Manufacturing adaptations add complexity and cost. Production facilities must potentially invest in specialized equipment or modify existing processes to properly handle and incorporate LiFSI electrolytes. This optimization process can prove time-consuming and capital-intensive, slowing production scale-up and market penetration.

Material compatibility concerns extend to interactions between LiFSI and various battery components including current collectors, binders, and chemical additives. Unanticipated interactions may cause performance degradation, safety hazards, or reduced operational lifespans, necessitating iterative testing and formulation refinement that extends development timelines.

Competitive Landscape

Nippon Shokubai Corporation maintains a notable market position through strategic investments in research, production capacity expansion, and partnership development. The company's May 2022 collaboration with Arkema to establish an industrial-scale ultrapure LiFSI production facility exemplifies industry consolidation trends and the growing importance of supply chain security for electric vehicle manufacturers.

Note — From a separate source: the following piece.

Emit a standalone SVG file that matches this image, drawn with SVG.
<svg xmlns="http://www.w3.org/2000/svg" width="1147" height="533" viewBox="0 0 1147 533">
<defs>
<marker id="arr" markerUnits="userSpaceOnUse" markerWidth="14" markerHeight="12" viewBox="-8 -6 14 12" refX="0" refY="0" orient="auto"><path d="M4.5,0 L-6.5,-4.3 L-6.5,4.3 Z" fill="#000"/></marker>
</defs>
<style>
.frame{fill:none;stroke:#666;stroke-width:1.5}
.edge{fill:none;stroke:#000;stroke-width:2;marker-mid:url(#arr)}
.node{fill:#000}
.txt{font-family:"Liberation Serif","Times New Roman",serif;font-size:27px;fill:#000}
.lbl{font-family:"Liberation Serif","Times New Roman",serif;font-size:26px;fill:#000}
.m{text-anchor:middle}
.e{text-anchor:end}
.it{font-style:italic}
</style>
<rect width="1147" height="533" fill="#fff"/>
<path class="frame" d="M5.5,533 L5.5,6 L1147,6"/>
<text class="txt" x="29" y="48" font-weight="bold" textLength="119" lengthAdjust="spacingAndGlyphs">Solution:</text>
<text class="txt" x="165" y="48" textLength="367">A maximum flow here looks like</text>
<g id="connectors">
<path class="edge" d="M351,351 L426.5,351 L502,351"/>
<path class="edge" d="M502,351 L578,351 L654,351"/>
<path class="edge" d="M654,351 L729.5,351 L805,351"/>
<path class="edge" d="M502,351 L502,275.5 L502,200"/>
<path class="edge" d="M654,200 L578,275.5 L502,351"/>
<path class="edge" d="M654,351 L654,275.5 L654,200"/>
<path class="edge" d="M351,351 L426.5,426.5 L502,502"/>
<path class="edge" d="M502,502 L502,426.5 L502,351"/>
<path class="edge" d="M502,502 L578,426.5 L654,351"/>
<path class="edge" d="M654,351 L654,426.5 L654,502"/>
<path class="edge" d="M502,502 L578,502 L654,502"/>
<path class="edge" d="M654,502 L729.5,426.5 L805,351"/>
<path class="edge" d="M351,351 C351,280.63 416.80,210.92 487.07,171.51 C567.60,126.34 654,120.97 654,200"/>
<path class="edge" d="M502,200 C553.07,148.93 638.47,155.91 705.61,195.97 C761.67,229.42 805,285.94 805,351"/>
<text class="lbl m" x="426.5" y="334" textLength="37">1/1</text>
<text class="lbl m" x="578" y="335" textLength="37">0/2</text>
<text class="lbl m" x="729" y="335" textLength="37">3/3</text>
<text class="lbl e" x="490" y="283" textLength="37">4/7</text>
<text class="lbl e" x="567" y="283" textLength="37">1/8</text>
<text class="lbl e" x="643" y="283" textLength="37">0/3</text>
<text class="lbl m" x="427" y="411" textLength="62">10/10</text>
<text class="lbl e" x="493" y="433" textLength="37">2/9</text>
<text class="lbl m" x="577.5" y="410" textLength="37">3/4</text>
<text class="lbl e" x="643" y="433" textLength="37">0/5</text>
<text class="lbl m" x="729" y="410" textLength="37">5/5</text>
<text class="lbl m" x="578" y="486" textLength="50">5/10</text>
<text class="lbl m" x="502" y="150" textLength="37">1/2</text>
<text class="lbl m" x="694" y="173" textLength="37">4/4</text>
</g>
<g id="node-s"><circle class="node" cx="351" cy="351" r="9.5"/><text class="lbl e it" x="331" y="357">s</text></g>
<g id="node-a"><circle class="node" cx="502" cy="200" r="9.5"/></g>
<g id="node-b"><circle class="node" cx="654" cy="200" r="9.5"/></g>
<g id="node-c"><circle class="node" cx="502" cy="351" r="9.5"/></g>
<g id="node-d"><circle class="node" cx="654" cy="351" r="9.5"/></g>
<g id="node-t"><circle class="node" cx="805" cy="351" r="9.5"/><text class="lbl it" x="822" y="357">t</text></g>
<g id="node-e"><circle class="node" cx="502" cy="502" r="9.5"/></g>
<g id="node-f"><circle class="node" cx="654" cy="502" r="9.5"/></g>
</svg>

Other significant market participants include Chunbo Chem Corporation, Chem Spec, Capchem, Tinci, HSC Corporation, Yongtai Tech, and DFD New Energy Technology. These companies pursue various strategies including capacity expansion, geographical diversification, and technology licensing agreements to strengthen competitive positions.

Recent industry developments highlight market dynamism. Guangzhou Tinci's USD 280 million investment in Moroccan production facilities demonstrates strategic positioning for European market access while leveraging regional phosphorite resources. Capchem's USD 120 million Ohio electrolyte plant and similar investments by Dongwha Electrolyte in Tennessee and Soulbrain in Indiana reflect robust North American market development.

Future Outlook

The LiFSI electrolyte market trajectory appears exceptionally positive, supported by multiple converging trends. Electric vehicle adoption continues accelerating globally, driven by regulatory pressures, environmental consciousness, and improving vehicle economics. Renewable energy deployment expands across all regions, creating substantial demand for reliable energy storage solutions.

Technological advances promise continued performance improvements, cost reductions, and expanded application possibilities. As manufacturing processes mature and production scales increase, economies of scale should improve LiFSI competitiveness relative to conventional alternatives.

However, market participants must address compatibility challenges, establish quality standards, and develop robust supply chains to fully capitalize on growth opportunities. Success will likely favor companies that combine technical expertise, manufacturing capabilities, and strategic partnerships to deliver reliable, cost-effective solutions meeting evolving customer requirements across diverse application segments.